Multi-Position Calibration Method of Gyroscopes in Inertial Measurement Unit Based on Centrifuge with Position Platform

Abstract

In order to accurately calibrate the static error model coefficients of three gyroscopes simultaneously, especially the higher-order coefficients, in an inertial measurement unit, an optimal 16-position method is designed. Analysis is conducted using a precision centrifuge with a counter-rotating platform, and coordinate systems are established on centrifuge. Thus, centrifuge error sources, which may affect the calibration accuracy of a gyroscope’s drift coefficients, are analyzed, corresponding to the coordinate systems established.

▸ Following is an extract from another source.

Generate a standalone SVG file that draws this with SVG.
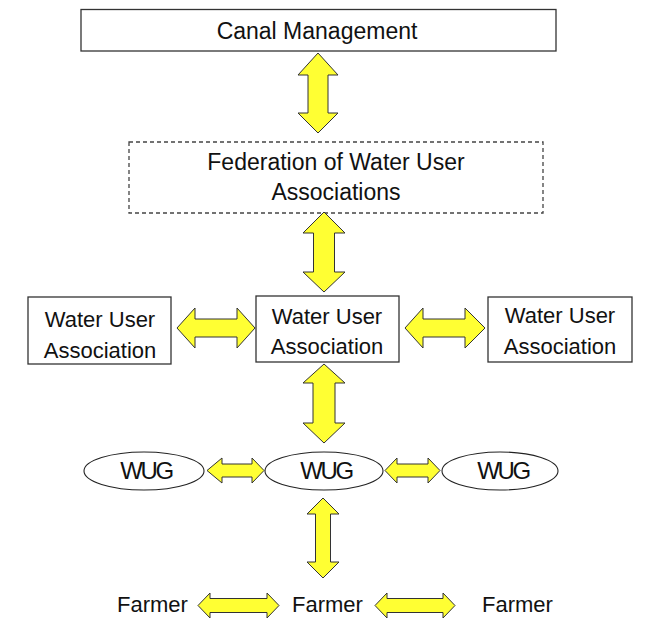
<svg xmlns="http://www.w3.org/2000/svg" width="646" height="619" viewBox="0 0 646 619">
<style>
.box{fill:#fff;stroke:#333;stroke-width:1.3}
.dash{fill:#fff;stroke:#444;stroke-width:1.3;stroke-dasharray:4 3}
.ell{fill:#fff;stroke:#222;stroke-width:1.1}
.t{font-family:"Liberation Sans",Arial,sans-serif;font-size:22px;fill:#111;text-anchor:middle}
.big{font-size:23px}
.wug{font-family:"Liberation Sans",Arial,sans-serif;font-size:24px;fill:#111;text-anchor:middle;letter-spacing:-2.4px}
.arr{fill:#ffff33;stroke:#333;stroke-width:1;stroke-linejoin:miter}
</style>
<rect width="646" height="619" fill="#fff"/>
<g id="canal">
<rect class="box" x="81" y="9.5" width="475" height="41.5"/>
<text class="t big" x="317" y="39">Canal Management</text>
</g>
<g id="federation">
<rect class="dash" x="129" y="142" width="414" height="71"/>
<text class="t big" x="336" y="170">Federation of Water User</text>
<text class="t big" x="336" y="200">Associations</text>
</g>
<g id="wua-left">
<rect class="box" x="28" y="297" width="143" height="67"/>
<text class="t" x="100" y="327">Water User</text>
<text class="t" x="100" y="358">Association</text>
</g>
<g id="wua-center">
<rect class="box" x="256" y="296" width="143" height="66"/>
<text class="t" x="327" y="324">Water User</text>
<text class="t" x="327" y="354">Association</text>
</g>
<g id="wua-right">
<rect class="box" x="488" y="297" width="144" height="65"/>
<text class="t" x="560" y="323">Water User</text>
<text class="t" x="560" y="354">Association</text>
</g>
<g id="wug-left">
<ellipse class="ell" cx="144" cy="471" rx="60" ry="19"/>
<text class="wug" x="146" y="479">WUG</text>
</g>
<g id="wug-center">
<ellipse class="ell" cx="324" cy="471" rx="59" ry="19"/>
<text class="wug" x="326" y="479">WUG</text>
</g>
<g id="wug-right">
<ellipse class="ell" cx="500" cy="471" rx="58" ry="19"/>
<text class="wug" x="503" y="479">WUG</text>
</g>
<g id="farmer-left">
<text class="t" x="152.5" y="612">Farmer</text>
</g>
<g id="farmer-center">
<text class="t" x="327.5" y="612">Farmer</text>
</g>
<g id="farmer-right">
<text class="t" x="517.5" y="612">Farmer</text>
</g>
<g id="connectors">
<polygon class="arr" points="318,53 338,75 328,75 328,113 338,113 318,133 298,113 308,113 308,75 298,75"/>
<polygon class="arr" points="324,212 345,233 334.5,233 334.5,272 345,272 324,292 303,272 313.5,272 313.5,233 303,233"/>
<polygon class="arr" points="324,364 345,383 335,383 335,423 345,423 324,443 303,423 313,423 313,383 303,383"/>
<polygon class="arr" points="323,498 339,514 330.5,514 330.5,562 339,562 323,578 307,562 315.5,562 315.5,514 307,514"/>
<polygon class="arr" points="177,328 195,308 195,319 237,319 237,308 255,328 237,348 237,337 195,337 195,348"/>
<polygon class="arr" points="405,328 423,308 423,319 465,319 465,308 485,328 465,348 465,337 423,337 423,348"/>
<polygon class="arr" points="207,470.5 222,458 222,464 252,464 252,458 264,470.5 252,483 252,477 222,477 222,483"/>
<polygon class="arr" points="385,470.5 397,458 397,464 428,464 428,458 440,470.5 428,483 428,477 397,477 397,483"/>
<polygon class="arr" points="198,605.5 210,593 210,598.5 267,598.5 267,593 279,605.5 267,618 267,612.5 210,612.5 210,618"/>
<polygon class="arr" points="375,605.5 387,593 387,598.5 443,598.5 443,593 455,605.5 443,618 443,612.5 387,612.5 387,618"/>
</g>
</svg>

Precise expressions for the input angular rate and the input specific forces on each axis of the three gyroscopes are derived using a homogeneous transformation method. The influence of centrifuge error on the drift coefficients is analyzed, and the calibration accuracy can be improved by compensating for the influence of centrifuge error. The 16-position calibration method is validated through simulation, which establishes that centrifuge errors such as Δθy2t, Δθy2(−Ωt), Δθx2t, Δθx2(−Ωt), and ΔΩ mainly influences the bias MF and first-order drift coefficients MI and MS, but has little impact on higher-order coefficients. The calibration process is simple and short time-consuming, and the calibration accuracy is satisfied to requirement. After compensating for the main centrifuge errors, the 16-position method will further increase the accuracy of an inertial navigation system.